Here are some advantages and disadvantages for each of the three classes of MACs, which I know about:
Based on block cipher
There are constructions where the security of the MAC is proven in terms of the security definition of a block cipher. This means as long as the block cipher is secure, the MAC will be secure.
There are constructions where encryption and MAC can be computed with almost no extra CPU cost compared to only encrypting.
Based on cryptographic hash (HMAC)
Assuming the underlying hash is secure, a HMAC guarantees that even an adversary who knows the key cannot produce two different messages for which the same HMAC value would be valid. Neither could an adversary produce a HMAC value which would be valid with two different keys.
One disadvantage is that security of HMAC cannot be proven based on the usual properties regarding collisions of the underlying hash. There could exist a secure cryptographic hash which would lead to an insecure MAC if used in an HMAC. Put differently, HMAC could be broken without ever finding a collision in the underlying hash.
Based on almost 2-universal classes of hash functions
This kind of MAC is provably secure.
Like a one-time-pad, this kind of MAC consumes key material. You will need some key material, that is used only for a single message.
Unlike a one-time-pad, the number of bits consumed does not grow with the message size. You can authenticate an arbitrarily large message using a constant number of key bits from your pool. (The key material also has a reusable part, that grows logarithmically in message size.)

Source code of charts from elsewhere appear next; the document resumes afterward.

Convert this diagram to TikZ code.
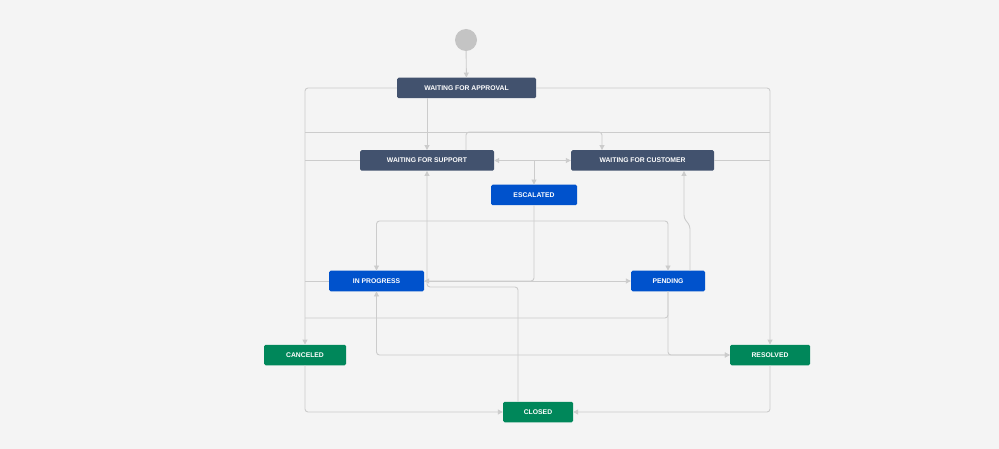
\documentclass[tikz,border=0pt]{standalone}
\usepackage{fontspec}
\setmainfont{Liberation Sans}
\usetikzlibrary{arrows.meta}
\definecolor{bg}{HTML}{F4F4F4}
\definecolor{dk}{HTML}{42526E}
\definecolor{bl}{HTML}{0052CC}
\definecolor{gr}{HTML}{00875A}
\definecolor{ln}{HTML}{CCCCCC}
\begin{document}
\begin{tikzpicture}[x=1pt,y=-1pt,
  box/.style={rounded corners=1.5pt,text=white,font=\fontsize{6.8}{8}\selectfont\bfseries,minimum height=20.5pt,inner sep=0pt},
  dkb/.style={box,fill=dk},
  blb/.style={box,fill=bl},
  grb/.style={box,fill=gr},
  wire/.style={draw=ln,line width=0.9pt,rounded corners=3pt},
  ar/.style={wire,-{Triangle[width=5pt,length=5pt]}},
  arr/.style={wire,{Triangle[width=5pt,length=5pt]}-{Triangle[width=5pt,length=5pt]}}]
\fill[bg] (0,0) rectangle (999,449);
\useasboundingbox (0,0) rectangle (999,449);
\node[circle,fill=ln!90!gray,minimum size=22pt,inner sep=0] (S) at (466,40) {};
\node[dkb,minimum width=139pt] (WFA) at (466.5,88) {WAITING FOR APPROVAL};
\node[dkb,minimum width=134pt] (WFS) at (427,160.5) {WAITING FOR SUPPORT};
\node[dkb,minimum width=143pt] (WFC) at (642.5,160.5) {WAITING FOR CUSTOMER};
\node[blb,minimum width=86pt] (ESC) at (534,195) {ESCALATED};
\node[blb,minimum width=95pt] (IP) at (376.5,281) {IN PROGRESS};
\node[blb,minimum width=74pt] (PEN) at (668,281) {PENDING};
\node[grb,minimum width=82pt] (CAN) at (305,355) {CANCELED};
\node[grb,minimum width=80pt] (RES) at (770,355) {RESOLVED};
\node[grb,minimum width=70pt] (CLO) at (538,412) {CLOSED};
\coordinate (L132) at (305,132);
\coordinate (R132) at (770,132);
\draw[ar] (S) -- (WFA);
\draw[ar] (WFA.west) -| (CAN.north);
\draw[ar] (WFA.east) -| (RES.north);
\draw[ar] (WFS.north |- WFA.south) -- (WFS.north);
\draw[wire] (L132) -- (R132);
\draw[ar] ([xshift=39pt]WFS.north) -- ++(0,-18) -| ([xshift=-40.5pt]WFC.north);
\draw[arr] (WFS.east) -- (WFC.west);
\draw[ar] (ESC.north |- WFS.east) -- (ESC.north);
\draw[wire] (WFS.west) -- (WFS.west -| L132);
\draw[wire] (WFC.east) -- (WFC.east -| R132);
\draw[ar] (ESC.south) |- (IP.east);
\draw[ar] (IP.east) -- (PEN.west);
\draw[ar] (WFS.south |- 0,221) -| (IP.north);
\draw[ar] (WFS.south |- 0,221) -| (PEN.north);
\draw[ar] ([xshift=-20pt]CLO.north) |- (427,287) -- (WFS.south);
\draw[ar] ([xshift=22pt]PEN.north) -- (690,226) -- (684,218) -- ([xshift=41.5pt]WFC.south);
\draw[wire] (IP.west) -- (IP.west -| L132);
\draw[wire] (PEN.south) |- (305,318);
\draw[ar] (PEN.south) |- (RES.west);
\draw[arr] (IP.south) |- (RES.west);
\draw[ar] (CAN.south) |- (CLO.west);
\draw[ar] (RES.south) |- (CLO.east);
\end{tikzpicture}
\end{document}
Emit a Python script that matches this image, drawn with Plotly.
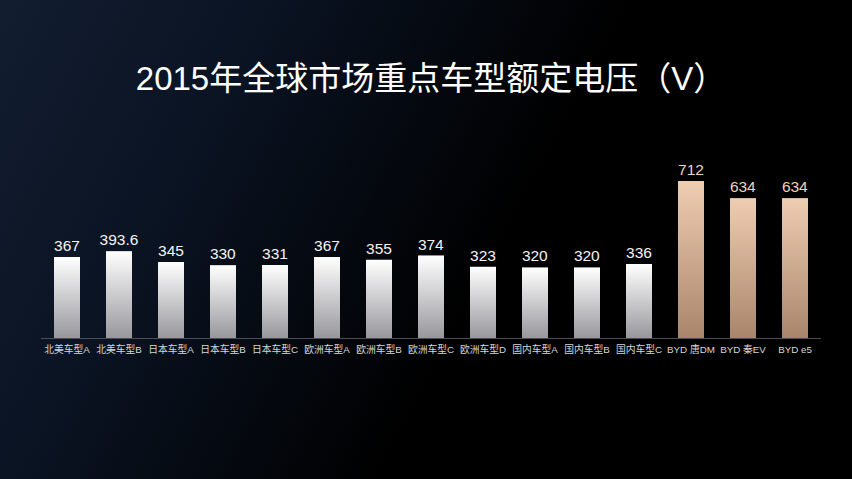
import base64
import plotly.graph_objects as go

# === data ===
models = ["北美车型A", "北美车型B", "日本车型A", "日本车型B", "日本车型C",
          "欧洲车型A", "欧洲车型B", "欧洲车型C", "欧洲车型D",
          "国内车型A", "国内车型B", "国内车型C",
          "BYD 唐DM", "BYD 秦EV", "BYD e5"]
voltage = [367, 393.6, 345, 330, 331, 367, 355, 374, 323, 320, 320, 336, 712, 634, 634]
value_labels = ["367", "393.6", "345", "330", "331", "367", "355", "374", "323",
                "320", "320", "336", "712", "634", "634"]
is_byd = [m.startswith("BYD") for m in models]

title = "2015年全球市场重点车型额定电压（V）"

# === layout sizes ===
W, H = 852, 479
ml, mr, mt, mb = 41, 31, 150, 141
pw, ph = W - ml - mr, H - mt - mb
bar_w = 0.5


def svg_uri(svg):
    return "data:image/svg+xml;base64," + base64.b64encode(svg.encode("utf-8")).decode("ascii")


def vgrad(top, bottom):
    return svg_uri(
        '<svg xmlns="http://www.w3.org/2000/svg" width="10" height="100" viewBox="0 0 10 100" '
        'preserveAspectRatio="none"><defs><linearGradient id="g" x1="0" y1="0" x2="0" y2="1">'
        f'<stop offset="0" stop-color="{top}"/><stop offset="1" stop-color="{bottom}"/>'
        '</linearGradient></defs><rect width="10" height="100" fill="url(#g)"/></svg>'
    )


bg_svg = svg_uri(
    f'<svg xmlns="http://www.w3.org/2000/svg" width="{W}" height="{H}" viewBox="0 0 {W} {H}" '
    'preserveAspectRatio="none"><defs>'
    '<linearGradient id="h" x1="0" y1="0" x2="1" y2="0.3">'
    '<stop offset="0" stop-color="#121d30"/><stop offset="0.3" stop-color="#0a1322"/>'
    '<stop offset="0.68" stop-color="#000000"/><stop offset="1" stop-color="#000000"/>'
    '</linearGradient></defs>'
    f'<rect width="{W}" height="{H}" fill="url(#h)"/></svg>'
)

white_grad = vgrad("#ffffff", "#98979c")
gold_grad = vgrad("#efcdb1", "#a9866b")

bar_colors = ["#e0c0a5" if b else "#d8d8da" for b in is_byd]
text_colors = ["#ecd3bf" if b else "#f4f4f4" for b in is_byd]

fig = go.Figure()
fig.add_trace(go.Bar(
    x=models,
    y=voltage,
    width=bar_w,
    marker=dict(color=bar_colors, line=dict(width=0)),
    text=value_labels,
    textposition="outside",
    constraintext="none",
    textfont=dict(size=15.5, color=text_colors, family="Liberation Sans, Arial, sans-serif"),
    cliponaxis=False,
    hoverinfo="skip",
))

images = [dict(source=bg_svg, xref="paper", yref="paper",
               x=-ml / pw, y=1 + mt / ph, sizex=W / pw, sizey=H / ph,
               xanchor="left", yanchor="top", sizing="stretch", layer="below")]

# gradient face for each bar, placed from the bar's own value on the axes
for i, (v, b) in enumerate(zip(voltage, is_byd)):
    images.append(dict(source=gold_grad if b else white_grad, xref="x", yref="y",
                       x=i, y=v, sizex=bar_w, sizey=v,
                       xanchor="center", yanchor="top", sizing="stretch", layer="above"))

fig.update_layout(
    width=W, height=H,
    margin=dict(l=ml, r=mr, t=mt, b=mb),
    paper_bgcolor="#000000",
    plot_bgcolor="rgba(0,0,0,0)",
    showlegend=False,
    images=images,
    title=dict(text=title, x=0.5, xref="paper", xanchor="center",
               y=1 - 78 / H, yref="container", yanchor="middle",
               font=dict(size=33, color="#ffffff", family="Liberation Sans, Noto Sans CJK SC")),
    xaxis=dict(
        type="category",
        range=[-0.5, len(models) - 0.5],
        showgrid=False, zeroline=False,
        showline=True, linecolor="#4a4d55", linewidth=1,
        ticks="", tickangle=0, ticklabelstandoff=2,
        tickfont=dict(size=9.8, color="#d6d6d6", family="Liberation Sans, Noto Sans CJK SC"),
        fixedrange=True,
    ),
    yaxis=dict(
        range=[0, ph / 0.2205],
        visible=False, showgrid=False, zeroline=False,
        fixedrange=True,
    ),
)

fig.write_html("out.html", config={"displayModeBar": False},
               post_script="document.body.style.margin='0';document.body.style.background='#000';")
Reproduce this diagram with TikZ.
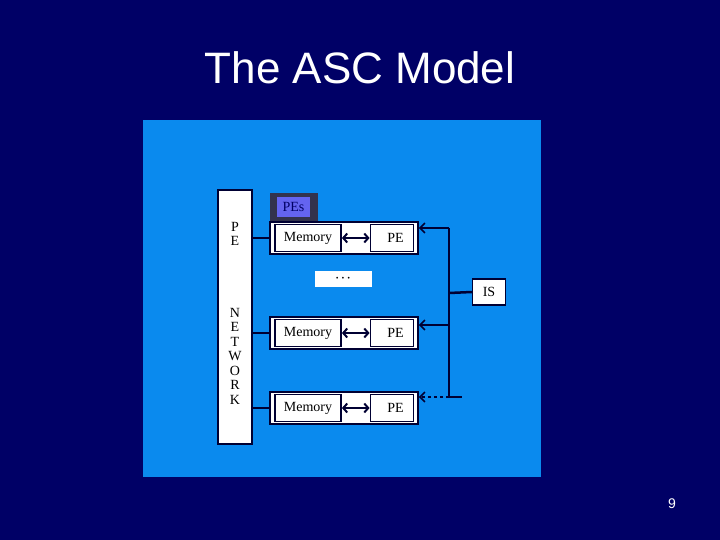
\documentclass[tikz,border=0pt]{standalone}
\usepackage{fontspec}
\setmainfont{Liberation Serif}
\newfontfamily\sans{Liberation Sans}
\usetikzlibrary{arrows.meta}
\definecolor{navy}{HTML}{000066}
\definecolor{panel}{HTML}{0A8AEE}
\definecolor{edge}{HTML}{000033}
\definecolor{tab}{HTML}{33334D}
\definecolor{tabin}{HTML}{6464F0}
\tikzset{wbox/.style={draw=edge,fill=white,line width=1.8pt},
 lbl/.style={font=\fontsize{14}{16}\selectfont,text=black},
 link/.style={draw=edge,line width=1.5pt},
 inarrow/.style={draw=edge,line width=1.5pt,-{Straight Barb[length=5pt,width=10pt]}}}
\begin{document}
\begin{tikzpicture}[x=1pt,y=-1pt]
\fill[navy] (0,0) rectangle (720,540);
\useasboundingbox (0,0) rectangle (720,540);
\node[text=white,font=\sans\fontsize{44}{50}\selectfont] (title) at (360,68) {The ASC Model};
\fill[panel] (143,120) rectangle (541,477);
\node[wbox,minimum width=34pt,minimum height=254pt,inner sep=0] (net) at (235,317) {};
\node[lbl,align=center,inner sep=0] (pe) at (235,234) {P\\[-1.5pt]E};
\node[lbl,align=center,inner sep=0] (nw) at (235,356) {N\\[-1.5pt]E\\[-1.5pt]T\\[-1.5pt]W\\[-1.5pt]O\\[-1.5pt]R\\[-1.5pt]K};
\fill[tab] (270,193) rectangle (318,221);
\node[fill=tabin,minimum width=33pt,minimum height=20pt,inner sep=0,font=\fontsize{14}{16}\selectfont,text=navy] (pes) at (293.5,207) {PEs};
\foreach \n/\y in {1/238,2/333,3/408}{
 \node[wbox,minimum width=148pt,minimum height=32pt,inner sep=0] (row\n) at (344,\y) {};
 \node[wbox,minimum width=66pt,minimum height=27pt,inner sep=0,lbl] (mem\n) at (308,\y) {Memory};
 \node[wbox,minimum width=43pt,minimum height=27pt,inner sep=0,lbl] (pe\n) at (392,\y) {\ \ PE};
 \draw[link,line width=2pt,{Straight Barb[length=4pt,width=9pt]}-{Straight Barb[length=4pt,width=9pt]}] (mem\n) -- (pe\n);
 \draw[link] (net.east |- row\n.west) -- (row\n.west);
}
\node[fill=white,minimum width=57pt,minimum height=16pt,inner sep=0,font=\bfseries\fontsize{16}{16}\selectfont] (dots) at (343,279) {$\cdot\!\cdot\!\cdot$};
\node[wbox,minimum width=33pt,minimum height=26pt,inner sep=0,lbl,line width=1.2pt] (is) at (489,292) {IS};
\coordinate (b1) at (449,228);
\coordinate (b2) at (449,325);
\coordinate (b3) at (449,397);
\coordinate (b4) at (462,397);
\coordinate (bi) at (449,293);
\draw[link] (b1) -- (b3) -- (b4);
\draw[link,line width=2.5pt] (is.west) -- (bi);
\draw[inarrow] (b1) -- (row1.east |- b1);
\draw[inarrow] (b2) -- (row2.east |- b2);
\draw[inarrow,dashed] (b3) -- (row3.east |- b3);
\node[text=white,font=\sans\fontsize{14}{16}\selectfont] (num) at (672,504) {9};
\end{tikzpicture}
\end{document}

Public key signatures based on cryptographic hash
It is possible to construct a public key signature using a cryptographic hash as the only underlying primitive. These can be proven secure based on the usual assumptions about the security of the underlying cryptographic hash.
A major drawback is that they are expensive to compute, and the signatures require a huge number of bits compared to other public key algorithms.
This is not really a MAC, because it is using asymmetrical keys. A signature could be used in place of a MAC, if it wasn't so expensive. The CPU time needed and the number of bits in a signature is prohibitive in many of the situations, where a MAC would be used.